María me contó aquella
tarde que sólo había sido capaz de contar bien la historia de una pestaña. Su
pestaña. La describió con delicadeza y ternura. Con amor. La manoseó a través
de su imaginación y un teclado antediluviano, en aquellas frías aulas de la
Universidad de Navarra; casi la degustó. Fue increíble.
Mientras,
el resto de machotes peludos la miramos con desdén y pretendimos minusvalorarla
hablando de física cuántica; del Pedro Sánchez de entonces y sus coaliciones,
de Bush y Putin o del nuevo Papa, sin saber que aquel pantalón nos venía enorme.

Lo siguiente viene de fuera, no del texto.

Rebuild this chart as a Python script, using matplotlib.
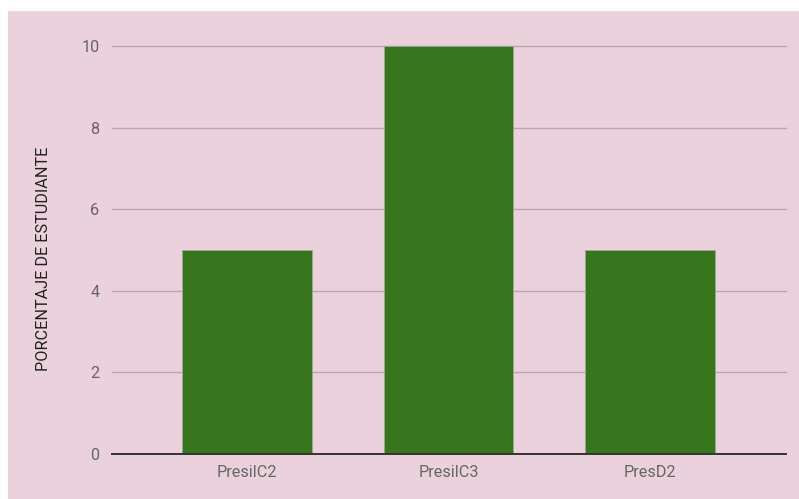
import matplotlib
matplotlib.use('Agg')
import matplotlib.pyplot as plt
from matplotlib.patches import Rectangle

# datos
categorias = ['PresilC2', 'PresilC3', 'PresD2']
valores = [5, 10, 5]
y_ticks = [0, 2, 4, 6, 8, 10]

FONDO = '#ead1dc'
VERDE = '#38761d'
GRIS_TEXTO = '#666666'

plt.rcParams['font.family'] = ['Roboto', 'DejaVu Sans']

fig = plt.figure(figsize=(7.99, 4.99), dpi=100)
fig.patch.set_facecolor('white')
# fondo rosado (con borde blanco arriba e izquierda)
fig.patches.append(Rectangle((8 / 799, 0), 1 - 8 / 799, 1 - 11 / 499,
                             transform=fig.transFigure, facecolor=FONDO,
                             edgecolor='none', zorder=-10))

ax = fig.add_axes([112 / 799, 1 - 454 / 499, (786 - 112) / 799, (454 - 46) / 499])
ax.set_facecolor('none')

x = range(len(categorias))
ax.bar(x, valores, width=0.645, color=VERDE, edgecolor='#9aa894', linewidth=0.6, zorder=3)

ax.set_xlim(-0.67, 2.675)
ax.set_ylim(0, 10)
ax.set_yticks(y_ticks)
ax.set_yticklabels([str(v) for v in y_ticks])
ax.set_xticks(list(x))
ax.set_xticklabels(categorias)

# rejilla
for v in y_ticks[1:]:
    ax.axhline(v, color='#b9a8b0', linewidth=1.0, zorder=1, clip_on=False)
ax.axhline(0, color='#333333', linewidth=1.4, zorder=4, clip_on=False)

for s in ax.spines.values():
    s.set_visible(False)

ax.tick_params(axis='y', length=0, pad=9, labelsize=11.7, labelcolor=GRIS_TEXTO)
ax.tick_params(axis='x', length=0, pad=8, labelsize=11.7, labelcolor=GRIS_TEXTO)

fig.text(44 / 799, 1 - 259 / 499, 'PORCENTAJE DE ESTUDIANTE', rotation=90,
         ha='center', va='center', fontsize=11.7, color='#222222')

fig.savefig('out.png', dpi=100, facecolor='white')
plt.close(fig)
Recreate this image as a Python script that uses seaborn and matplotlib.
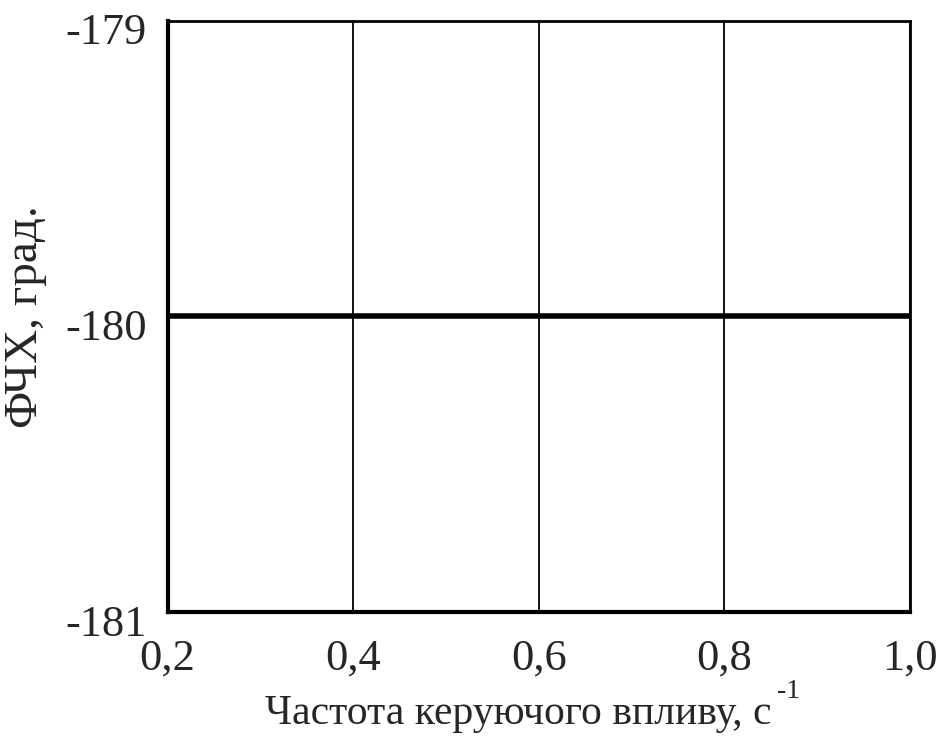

Ella, a su ritmo y desde su pequeño universo, relató la experiencia de aquella
pestaña oscura y larga como una cuarentena, con la que protegía sus retinas
verdes de toda la mierda que quería infectar aquel lugar impoluto. Le pusieron
una nota excelente y a nosotros no.
Echo de menos aquella sencillez. La turba de hoy sólo sabe
hablar en bruto y grueso. Acabo de darme un garbeo por la poza séptica tuitera.
Allí damos clases de sanidad, política, economía, cultura y vida; lo que toque
sin el más mínimo rigor y a través felonías pretenciosas e incluso mal peinadas.
Las cuentas oficiales y las que se parapetan bajo pseudónimo. Todas.
Ruego a la autoridad competente una multa. Por cada
chorrada, diez años de confinamiento (revisable). Por cada trola, mil. Y se
acabó. Que aprendan de una vez que lo sencillo no es simple, las subjuntivas
lían y que los tiempos pasados, a veces, fueron mejores.
Hubo
un momento, décadas atrás, en el que la chavalería jugaba a ser novios en mayo.
Un muchacho imberbe pretendía a un mujercita guapa y al revés. Quedaban sin
guasap ni Facebook. Se encontraban y estaban cogidos de la mano desde las seis
y hasta las diez y media. Todo lo que se contaban estaba construido de manera
lógica: un sujeto, un verbo y un predicado. Y punto. Era un instante en el que
hablaban de lo que sabían, quienes más sabían y ningún lelo discutía cada una
de sus decisiones, sobre todo si en la conversación había coronavirus, pagos,
deudas, ERTES o planes de desconfinamiento.
Benditos
dieciocho, María. Y malditos treinta y siete.